Each of them worked in finance, but were not “inside the belly of the beast,” as a partner at one money management firm explained to Lewis. “We saw the bodies being carried out, but we were never inside.” Their ranks included Steve Eisman, a Harvard Law graduate and erstwhile corporate lawyer with an affinity for Spider-Man; and Mike Burry, a former medical resident, trader, and blogger who started a capital investment fund with money from an insurance settlement. The group also included Cornwall Capital: partners Charlie Ledley and Jamie Mai had been associates at a New York private equity firm then struck out on their own in the options market and traded Powerpoint presentations over what the next move should be; and their associate Ben Hockett, a former derivatives trader who brought along a tendency to hunt for financial and environmental disasters. Each approached the same events from a different angle, but didn’t hold on to the same assumptions bond traders and rating agencies did.
The 2015 movie is a different animal. The ability to distinguish a Credit Default Swap from a Collateralized Debt Obligation is not essential, but it does help. Lewis’ telling is a bit like watching CNBC — the primary audience has enough of an idea that it doesn’t need a refresher. Adam McKay’s adaptation is closer to The Daily Show with its footnotes and asides — the Jenga bit is a good example — that make the related jargon understandable; an important feature with more complex derivatives, like one known as a synthetic CDO. The Anchorman auteur took a chance by breaking Denis Diderot’s fourth wall a few times to bring the audience into the scam in a movie that could otherwise play like a satire, an unintended benefit of Lewis’ thorough research. The Blind Side author included tales of CDO traders who were profiting handsomely from the subprime business and employees at one of three rating agencies who were unwilling to prod big players like Goldman Sachs and Deutsche Bank for fear of losing out to their rivals.
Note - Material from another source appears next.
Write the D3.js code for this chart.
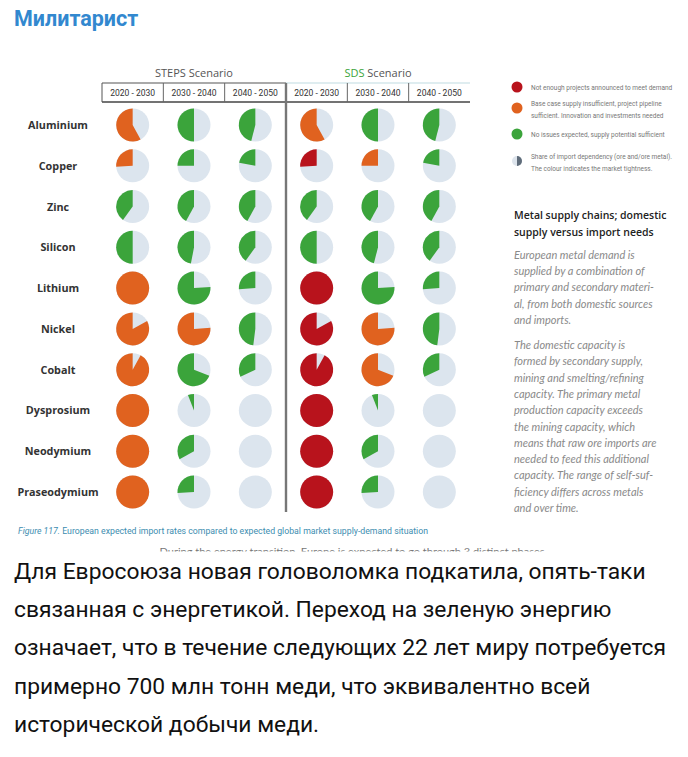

Both versions are missing anything more than anecdotes from the borrowers central to events, like one Lewis offered of a housekeeper/townhouse owner from New York who, as the home’s value climbed, was approached by lenders encouraging her to refinance and take out another loan. Their stories could have been useful along the way, but would have drawn the focus from where it belongs when panic and denial start setting in as default rates overwhelmed lender’s projections. There are plenty of theories that explain who or what was at fault; fingers started pointing in every direction from the first signs of a collapse. Inside the Doomsday Machine is not an attempt to find an answer or a villain. It is a window into the chain of events that inspired a call to use eminent domain to rescue “underwater” homeowners, rallied protesters seeking refinancing on upside-down loans, and brought on a settlement between five major banks and the federal government. It is still echoing in this year’s presidential campaign, most notably in Bernie Sanders’ crusade against Wall Street. After this ride the finance industry will never look the same again.